Notably, the abundance of pottery from that period was found in archaeological strata lying on large areas of finished rock surface. While subsequent carving destroyed most of that cultural layer, it has supplied sufficient evidence to archaeologists to suggest that by the end of the Bronze Age Perperikon had become a major place of worship. Very interesting late Bronze Age pottery was found at Perperikon in 2002, including several well-preserved vessels: small cups and larger beakers with characteristic curved handles. These vary in quality of workmanship from vessels made of rather coarse clay mixed with small pebbles to finely polished black ‘luxury’ items. Among the finds was unique 18th century BC pottery which must have been imported from the Sea of Marmara coast in what was probably the earliest trade between the regions. One almost fully preserved vessel features an incised lime-filled composition of six human figures around a representation of the Sun. The composition is organised like a floral motif, with the limbs of the humans being depicted as leaves, and their heads, as suns.
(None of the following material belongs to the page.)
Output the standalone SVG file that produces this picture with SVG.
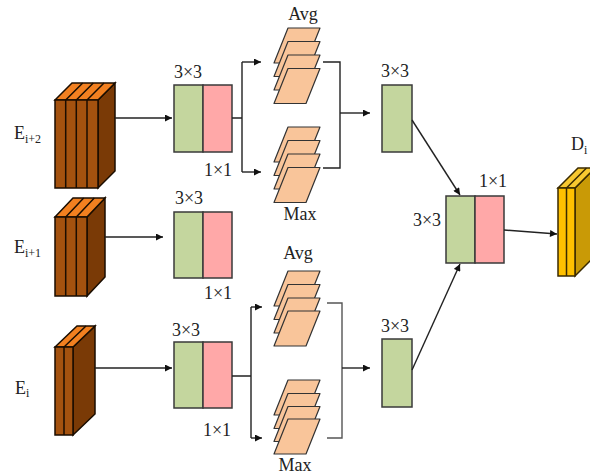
<svg xmlns="http://www.w3.org/2000/svg" xmlns:xlink="http://www.w3.org/1999/xlink" width="590" height="476" viewBox="0 0 590 476">
  <defs>
    <style>
      .lbl { font-family: "Liberation Serif", "Times New Roman", serif; font-size: 18px; fill: #222; }
      .sub { font-family: "Liberation Serif", "Times New Roman", serif; font-size: 12px; fill: #222; }
      .conv3 { fill: #c4d69e; stroke: #3a3a3a; stroke-width: 1.5; }
      .conv1 { fill: #ffa8a8; stroke: #3a3a3a; stroke-width: 1.5; }
      .plane { fill: #f9c59a; stroke: #333; stroke-width: 1.2; stroke-linejoin: round; }
      .wire { fill: none; stroke: #222; stroke-width: 1.4; }
      .wire-soft { fill: none; stroke: #555; stroke-width: 1.4; }
      .bf { fill: #a4520f; stroke: #1a0d00; stroke-width: 1.5; }
      .bt { fill: #f28020; stroke: #1a0d00; stroke-width: 1.5; }
      .bs { fill: #7a3a06; stroke: #1a0d00; stroke-width: 1.5; }
      .yf { fill: #ffc000; stroke: #3a2a00; stroke-width: 1.5; }
      .yt { fill: #f8c830; stroke: #3a2a00; stroke-width: 1.5; }
      .ys { fill: #c99a06; stroke: #3a2a00; stroke-width: 1.5; }
      .stripe { stroke: #1a0d00; stroke-width: 1.5; fill: none; }
    </style>
    <marker id="arrow" viewBox="0 0 10 10" refX="10" refY="5" markerUnits="userSpaceOnUse" markerWidth="9" markerHeight="7" orient="auto">
      <path d="M0,0 L10,5 L0,10 z" fill="#111"/>
    </marker>
    <!-- single feature plane of a pooled stack -->
    <path id="plane" class="plane" d="M0,0 H32 L18,35 H-14 Z"/>
  </defs>

  <!-- input feature blocks -->
  <g id="E_i2">
    <path class="bs" d="M98,100 L115,83 L115,171 L98,188 Z"/>
    <path class="bt" d="M55,100 L72,83 L115,83 L98,100 Z"/>
    <rect class="bf" x="55" y="100" width="43" height="88"/>
    <path class="stripe" d="M65.7,100 V188 M76.3,100 V188 M87,100 V188 M65.7,100 L82.7,83 M76.3,100 L93.3,83 M87,100 L104,83"/>
    <text class="lbl" x="14" y="139">E</text><text class="sub" x="25" y="143">i+2</text>
  </g>
  <g id="E_i1">
    <path class="bs" d="M87,217 L105,198 L105,277 L87,296 Z"/>
    <path class="bt" d="M55,217 L73,198 L105,198 L87,217 Z"/>
    <rect class="bf" x="55" y="217" width="32" height="79"/>
    <path class="stripe" d="M65.7,217 V296 M76.3,217 V296 M65.7,217 L83.7,198 M76.3,217 L94.3,198"/>
    <text class="lbl" x="14" y="253">E</text><text class="sub" x="25" y="257">i+1</text>
  </g>
  <g id="E_i">
    <path class="bs" d="M73,347 L95,326 L95,414 L73,435 Z"/>
    <path class="bt" d="M55,347 L77,326 L95,326 L73,347 Z"/>
    <rect class="bf" x="55" y="347" width="18" height="88"/>
    <path class="stripe" d="M64,347 V435 M64,347 L86,326"/>
    <text class="lbl" x="15" y="394">E</text><text class="sub" x="26" y="397">i</text>
  </g>

  <!-- convolution blocks on the left -->
  <g id="conv_top">
    <rect class="conv3" x="174" y="85" width="29" height="67"/>
    <rect class="conv1" x="203" y="85" width="29" height="67"/>
    <text class="lbl" x="188" y="78" text-anchor="middle">3×3</text>
    <text class="lbl" x="218" y="176" text-anchor="middle">1×1</text>
  </g>
  <g id="conv_mid">
    <rect class="conv3" x="174" y="212" width="29" height="66"/>
    <rect class="conv1" x="203" y="212" width="29" height="66"/>
    <text class="lbl" x="189" y="204" text-anchor="middle">3×3</text>
    <text class="lbl" x="218" y="299" text-anchor="middle">1×1</text>
  </g>
  <g id="conv_bot">
    <rect class="conv3" x="174" y="342" width="29" height="66"/>
    <rect class="conv1" x="203" y="342" width="29" height="66"/>
    <text class="lbl" x="186" y="336" text-anchor="middle">3×3</text>
    <text class="lbl" x="217" y="436" text-anchor="middle">1×1</text>
  </g>

  <!-- pooled stacks -->
  <g id="avg_top">
    <use xlink:href="#plane" x="288" y="28"/>
    <use xlink:href="#plane" x="288" y="41.5"/>
    <use xlink:href="#plane" x="288" y="55"/>
    <use xlink:href="#plane" x="288" y="68.5"/>
    <text class="lbl" x="303" y="20" text-anchor="middle">Avg</text>
  </g>
  <g id="max_top">
    <use xlink:href="#plane" x="288" y="127"/>
    <use xlink:href="#plane" x="288" y="140.5"/>
    <use xlink:href="#plane" x="288" y="154"/>
    <use xlink:href="#plane" x="288" y="167.5"/>
    <text class="lbl" x="300" y="220" text-anchor="middle">Max</text>
  </g>
  <g id="avg_bot">
    <use xlink:href="#plane" x="288" y="271"/>
    <use xlink:href="#plane" x="288" y="284.5"/>
    <use xlink:href="#plane" x="288" y="298"/>
    <use xlink:href="#plane" x="288" y="311"/>
    <text class="lbl" x="298" y="259" text-anchor="middle">Avg</text>
  </g>
  <g id="max_bot">
    <use xlink:href="#plane" x="288" y="380"/>
    <use xlink:href="#plane" x="288" y="393.5"/>
    <use xlink:href="#plane" x="288" y="406.5"/>
    <use xlink:href="#plane" x="288" y="419"/>
    <text class="lbl" x="295" y="471" text-anchor="middle">Max</text>
  </g>

  <!-- fusion convolutions on the right -->
  <g id="conv_r_top">
    <rect class="conv3" x="382" y="85" width="30" height="67"/>
    <text class="lbl" x="395" y="77" text-anchor="middle">3×3</text>
  </g>
  <g id="conv_r_bot">
    <rect class="conv3" x="382" y="339" width="30" height="68"/>
    <text class="lbl" x="395" y="332" text-anchor="middle">3×3</text>
  </g>
  <g id="conv_out">
    <rect class="conv3" x="446" y="196" width="29" height="67"/>
    <rect class="conv1" x="475" y="196" width="29" height="67"/>
    <text class="lbl" x="427" y="226" text-anchor="middle">3×3</text>
    <text class="lbl" x="493" y="187" text-anchor="middle">1×1</text>
  </g>

  <!-- output feature block -->
  <g id="D_i">
    <path class="ys" d="M575,188 L595,168 L595,256 L575,276 Z"/>
    <path class="yt" d="M558,188 L578,168 L595,168 L575,188 Z"/>
    <rect class="yf" x="558" y="188" width="17" height="88"/>
    <path class="stripe" style="stroke:#3a2a00" d="M566.5,188 V276 M566.5,188 L586.5,168"/>
    <text class="lbl" x="571" y="150">D</text><text class="sub" x="584" y="154">i</text>
  </g>

  <!-- connectors -->
  <g id="connectors">
    <line class="wire" x1="115" y1="118" x2="172" y2="118" marker-end="url(#arrow)"/>
    <line class="wire" x1="105" y1="237" x2="163" y2="237" marker-end="url(#arrow)"/>
    <line class="wire" x1="95" y1="368" x2="172" y2="368" marker-end="url(#arrow)"/>

    <path class="wire" d="M232,118 H242 M242,62 V172"/>
    <line class="wire" x1="242" y1="62" x2="261" y2="62" marker-end="url(#arrow)"/>
    <line class="wire" x1="242" y1="172" x2="261" y2="172" marker-end="url(#arrow)"/>

    <path class="wire" d="M232,376 H251 M251,307 V438"/>
    <line class="wire" x1="251" y1="307" x2="262" y2="307" marker-end="url(#arrow)"/>
    <line class="wire" x1="251" y1="438" x2="262" y2="438" marker-end="url(#arrow)"/>

    <path class="wire" d="M323,62 H340 V168 H323"/>
    <line class="wire" x1="340" y1="113" x2="370" y2="113" marker-end="url(#arrow)"/>

    <path class="wire-soft" d="M327,303 H342 V438 H327"/>
    <line class="wire" x1="342" y1="368" x2="370" y2="368" marker-end="url(#arrow)"/>

    <line class="wire" x1="412" y1="120" x2="460" y2="195" marker-end="url(#arrow)"/>
    <line class="wire" x1="412" y1="370" x2="460" y2="264" marker-end="url(#arrow)"/>
    <line class="wire" x1="504" y1="230" x2="557" y2="234" marker-end="url(#arrow)"/>
  </g>
</svg>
These must be ancient deities whose names we may never learn. A system of religious beliefs did not emerge until the early Iron Age, 11th-6th century BC, a period represented as well by the pottery found at Perperikon. Unlike the ancient Greek mythology, however, which developed at the same time, Orphism, the Thracian system of religious and philosophical beliefs is virtually unknown. Dionysus and Orpheus undoubtedly stemmed from that tradition but were a much later development.

Photo: Krasimira y Milen

Orpheus, one of the best loved ancient heroes, was born in Thrace. The ancient Greeks believed that he was the son of the river god Oeagrus and Calliope, the Muse of epic poetry.

A magnificent poet and singer, Orpheus rivalled even the god of poetry and music Apollo. His heavenly voice cast a spell on everything, animate and inanimate, and having joined the Argonauts on their quest for the Golden Fleece, he helped them escape the Sirens by singing so sweetly that he drowned out their perilous song. He was often portrayed playing the lyre, which Apollo gave him, and his music enchanted the trees and rocks and tamed wild beasts, and even the rivers turned in their course to follow him.